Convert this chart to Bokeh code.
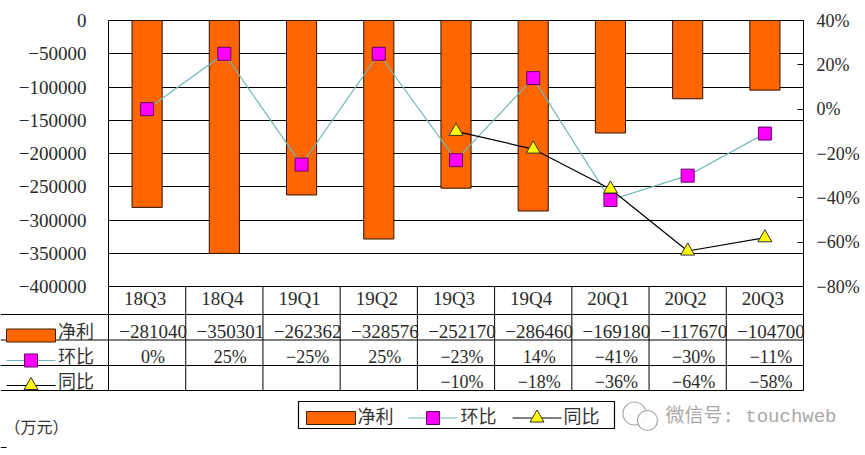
from bokeh.plotting import figure
from bokeh.layouts import column
from bokeh.models import Range1d, LinearAxis, FixedTicker, FactorRange, ColumnDataSource
from bokeh.core.properties import value
from bokeh.embed import file_html
from bokeh.resources import INLINE

quarters = ["18Q3", "18Q4", "19Q1", "19Q2", "19Q3", "19Q4", "20Q1", "20Q2", "20Q3"]
net_profit = [-281040, -350301, -262362, -328576, -252170, -286460, -169180, -117670, -104700]
qoq = [0, 25, -25, 25, -23, 14, -41, -30, -11]
yoy = [None, None, None, None, -10, -18, -36, -64, -58]
left_ticks = [0, -50000, -100000, -150000, -200000, -250000, -300000, -350000, -400000]
right_ticks = [40, 20, 0, -20, -40, -60, -80]
series_names = ["净利", "环比", "同比"]

SERIF = "Liberation Serif"
CJK = "Noto Sans CJK SC"
MINUS = "\u2212"
ORANGE = "#FF6600"
TEAL = "#6FB7B7"
MAGENTA = "#FF00FF"
YELLOW = "#FFFF00"
INK = "#2A2A2A"
W, FRAME_W, LEFT, TOP, FRAME_H = 862, 695, 108, 20, 266
OVERLAP = 12


def fmt(v, suffix=""):
    return f"{v}{suffix}".replace("-", MINUS)


p = figure(width=W, height=TOP + FRAME_H + OVERLAP, output_backend="svg", toolbar_location=None,
           x_range=FactorRange(factors=quarters), y_range=Range1d(-400000, 0),
           frame_width=FRAME_W, frame_height=FRAME_H,
           min_border_left=LEFT, min_border_right=W - LEFT - FRAME_W,
           min_border_top=TOP, min_border_bottom=OVERLAP,
           x_axis_location=None)
p.frame_align = False
p.outline_line_color = "black"
p.outline_line_width = 1
p.xgrid.visible = False
p.ygrid.grid_line_color = "black"
p.ygrid.grid_line_width = 1
p.ygrid.ticker = FixedTicker(ticks=left_ticks)

ax = p.yaxis[0]
ax.ticker = FixedTicker(ticks=left_ticks)
ax.major_label_overrides = {t: fmt(t) for t in left_ticks}
ax.major_label_text_font = SERIF
ax.major_label_text_font_size = "19px"
ax.major_label_text_color = INK
ax.major_label_standoff = 16
ax.major_tick_line_color = None
ax.minor_tick_line_color = None
ax.axis_line_color = None

p.extra_y_ranges = {"pct": Range1d(-80, 40)}
ax2 = LinearAxis(y_range_name="pct", ticker=FixedTicker(ticks=right_ticks))
ax2.major_label_overrides = {t: fmt(t, "%") for t in right_ticks}
ax2.major_label_text_font = SERIF
ax2.major_label_text_font_size = "18px"
ax2.major_label_text_color = INK
ax2.major_label_standoff = 13
ax2.major_tick_in = 6
ax2.major_tick_out = 0
ax2.major_tick_line_color = "black"
ax2.minor_tick_line_color = None
ax2.axis_line_color = "black"
p.add_layout(ax2, "right")

src = ColumnDataSource(dict(q=quarters, net=net_profit, qoq=qoq))
p.vbar(x="q", top=0, bottom="net", width=0.39, source=src,
       fill_color=ORANGE, line_color="#301000", line_width=1)
p.line(x="q", y="qoq", source=src, y_range_name="pct", line_color=TEAL, line_width=1.2)
p.scatter(x="q", y="qoq", source=src, y_range_name="pct", marker="square", size=13,
          fill_color=MAGENTA, line_color="#660066", line_width=1)

yoy_q = [q for q, v in zip(quarters, yoy) if v is not None]
yoy_v = [v for v in yoy if v is not None]
src2 = ColumnDataSource(dict(q=yoy_q, yoy=yoy_v))
p.line(x="q", y="yoy", source=src2, y_range_name="pct", line_color="black", line_width=1.2)
p.scatter(x="q", y="yoy", source=src2, y_range_name="pct", marker="triangle", size=14,
          fill_color=YELLOW, line_color="#333333", line_width=1)

# Data table and legend under the plot: both axes of this panel count page pixels
H = 165
t = figure(width=W, height=H, output_backend="svg", toolbar_location=None,
           x_range=Range1d(0, W), y_range=Range1d(TOP + FRAME_H + H, TOP + FRAME_H),
           min_border=0, x_axis_location=None, y_axis_location=None,
           outline_line_color=None, margin=(-OVERLAP, 0, 0, 0))
t.frame_align = False
t.border_fill_color = None
t.background_fill_color = None
t.grid.visible = False
n = len(quarters)
cw = FRAME_W / n
col_edges = [LEFT + i * cw for i in range(n + 1)]
row_edges = [286, 314, 339.5, 365, 390]
t.multi_line(xs=[[x, x] for x in col_edges], ys=[[286, 390] for _ in col_edges],
             line_color="black", line_width=1)
t.multi_line(xs=[[0, col_edges[-1]] for _ in row_edges[1:]], ys=[[y, y] for y in row_edges[1:]],
             line_color="black", line_width=1)
t.line(x=[0, 6], y=[447, 447], line_color="black", line_width=1)


def txt(x, y, s, font=SERIF, size="19px", align="center", color=INK):
    t.text(x=x, y=y, text=s, text_font=value(font), text_font_size=value(size),
           text_align=align, text_baseline="middle", text_color=color)


centers = [LEFT + (i + 0.5) * cw for i in range(n)]
txt([c - 2 for c in centers], [298] * n, quarters)
txt([c + 6 for c in centers], [331] * n, [fmt(v) for v in net_profit])
txt([c + 6 for c in centers], [356.5] * n, [fmt(v, "%") for v in qoq], size="18px")
txt([c + 6 for c in centers[4:]], [381.5] * 5, [fmt(v, "%") for v in yoy_v], size="18px")

txt([75.5] * 3, [329, 354, 379], series_names, font=CJK, size="18px", color="#333333")


def key(x0, x1, y, i):
    xm = (x0 + x1) / 2
    if i == 0:
        t.quad(left=x0, right=x1, top=y - 6.5, bottom=y + 6.5, fill_color=ORANGE, line_color="#402000")
    elif i == 1:
        t.line(x=[x0, x1], y=[y, y], line_color=TEAL, line_width=1)
        t.scatter(x=[xm], y=[y], marker="square", size=13, fill_color=MAGENTA, line_color="#660066")
    else:
        t.line(x=[x0, x1], y=[y, y], line_color="black", line_width=1)
        t.scatter(x=[xm], y=[y], marker="triangle", size=14, fill_color=YELLOW, line_color="#333333")


key(6, 55, 335, 0)
key(6, 55, 360, 1)
key(6, 55, 385, 2)

# legend box
t.quad(left=298, right=614, top=401, bottom=428, fill_color="white", line_color="black", line_width=1.2)
key(306, 355, 417.5, 0)
key(408, 457, 417.5, 1)
key(512, 561, 417.5, 2)
txt([375, 478, 581], [414] * 3, series_names, font=CJK, size="18px", color="#333333")

txt([36], [425], ["（万元）"], font=CJK, size="16px", color="#333333")

# watermark
GREY = "#A8A8A8"
t.scatter(x=[634, 647], y=[413, 420], marker="circle", size=[23, 20], fill_color="white",
          fill_alpha=0.9, line_color=GREY, line_width=1.2)
txt([665], [416], ["微信号: touchweb"], font="Liberation Mono, Noto Sans CJK SC", size="19px",
    align="left", color=GREY)

open("out.html", "w").write(file_html(column(p, t, spacing=0), INLINE))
● ● ●
• Given instruction: Among the lines of the material above, how many include the string "this"? Report only that number.

• Task answer: 2